Neither approach ever does much except make me feel worse. Tiny forms of creative motion work much better. A few of my favorites:
Journaling
Taking photos
Writing short observations
Sketching ideas
Brainstorming fragments of creative writing or poetry
Experimenting without pressure
All of these things help safeguard the continuity between me and the creative part of my identity, between casting call applications and LinkedIn networking bursts. Because the only thing worse than not having “enough” to do is finally going to tackle something new, only to find my creativity is covered with rust from sheer underuse.
Why This Is So Important Right Now
Even when it comes to non-freelance content production, today’s creative landscape is all about volume, speed, visibility, and constant output. Algorithms and AI overuse are a constant frustration, while entire industries increasingly prioritize scalability over individuality.
But that environment makes curiosity, symbolic thinking, observation, humor, and genuine perspective even more valuable. And those qualities don’t emerge from nonstop optimization. They come from lived experience, fascination, and engagement with the rest of the world beyond productivity systems.

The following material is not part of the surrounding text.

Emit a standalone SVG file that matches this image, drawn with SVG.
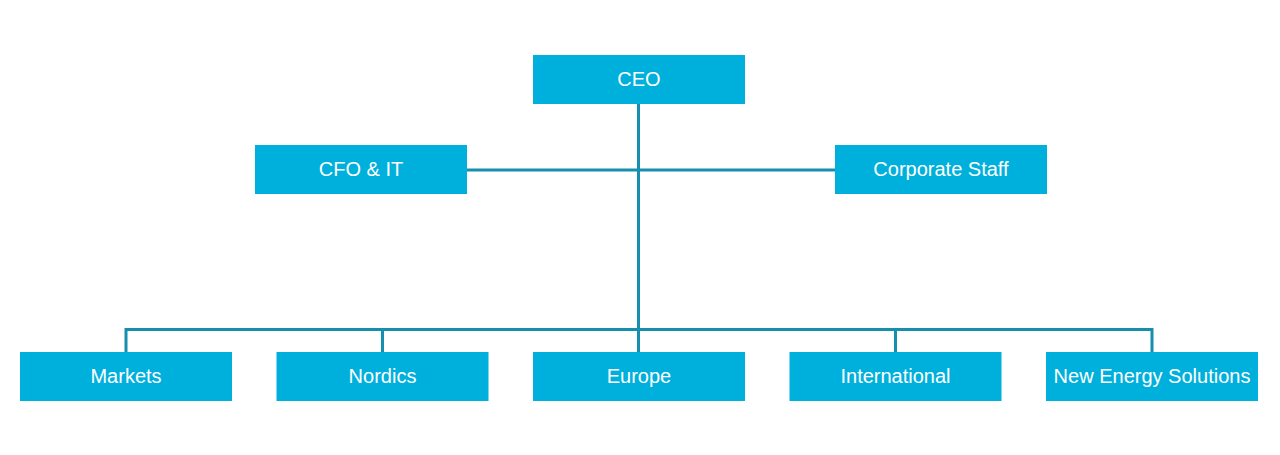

Creative life cannot survive indefinitely in a non-stop state of constant emergency.
People don’t stop needing beauty, sensory richness, private interests, meaningful routines, and moments where the mind isn’t perpetually harvested for output. So, sometimes the most important thing you can do during unstable periods is stay awake when it comes to the rest of your life.
Because eventually the work returns in one form or another. And when it does, you want something alive waiting there to meet it.